Negative Visualization - How to Cultivate More Joy

Yesterday I received news that my father’s health is declining. As you might imagine, this sent me into a downward spiral that led straight to a dark pit of despair. It’s never easy being faced with the mortality of our loved ones. Who would I be, and what would my life be like, without my dad?


Then I remembered one of the practices of the Greek Stoic philosophers, one they believed was the secret to joy. This practice is called negative visualization, and it entails imagining that someone you love has died, or that your beloved home, possessions, or career has been lost or destroyed. Now I know some of you are thinking, “I do this all the time! I often fear the worst.” This is true, many of us do this kind of catastrophizing on a regular basis, and it is the source of worry. We visualize the worse case scenario, which leads to anxiety as we imagine how we can prevent this terrible event from ever happening. This kind of catastrophizing is based on fear of the unknown and a desire to try and control circumstances.


However, the Stoics’ version of negative visualization is slightly different. It’s not based on fear or worry, but the active visualization of our worst fears coming true. It’s about facing our mortality and the threat of losing all we hold dear. Part of the Stoics’ core philosophy was the recognition that life is a precious gift, and in order to experience it to the fullest, we must live in a state of constant gratitude. The Stoics practiced negative visualization not with the intention of preventing tragic events, but rather to accept them as an inevitability---something outside our control. In doing so, we thus learn not to take anyone or anything for granted. We become immensely grateful for the present moment, and for all that we have. This is the path to true joy. Let’s see what it looks like in action:


Rather than being terrified of my father’s death, I can visualize what it would be like to lose him. What will my life be like in his absense? How will I cope with the grief? What regrets might I have? Through negative visualization, I can step into my worst fear of losing my father. By doing so, I might realize that there are things that I have not yet told him. Maybe I haven’t fully expressed how much I admire him, and how he has so beautifully modeled for me both the strength and softness that a man can possess. He has taught me the value of hard work, loyalty, and integrity. Now, as a result of this exercise, I realize that there are still things I need to say to him, and I need to do it now, because I don’t know how much time we have. I can be sure to appreciate him every single time I see him. I will no longer take him for granted.

Now you try:

Visualize someone that you love very much. Imagine that today is the last day you will ever see them. What would it be like to lose them? How might your reality change if they are absent? Knowing that you could lose them, how might you treat them differently today? What would you say to them? The little things about them that annoy you, would they still bother you? Would they even matter?

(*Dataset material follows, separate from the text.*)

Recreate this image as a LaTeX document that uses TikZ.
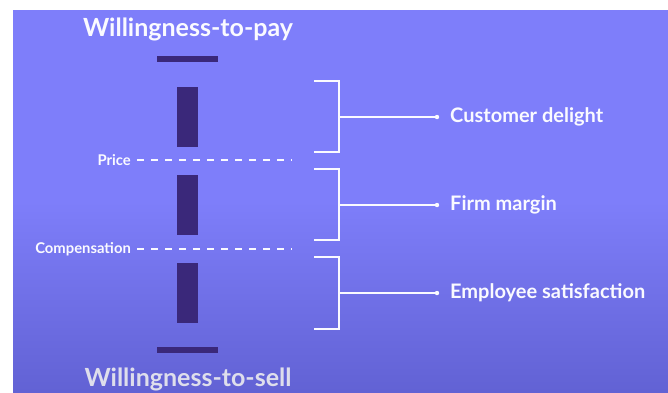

By practicing negative visualization, we allow ourselves to savor every precious moment of life. It means we take nothing for granted. Through allowing and accepting the inevitability of change, chaos, and death, we are able to experience greater joy in the present moment, knowing that nothing meaningful has been left unsaid or undone. The deep sense of peace that comes with this is significant.


My relationship with my father is a precious one. I don’t want to poison that relationship by living in the future, dwelling on the past, or living in fear. I’d rather live in the present, in a state of joy and deep appreciation for all the love we have shared, and continue to share.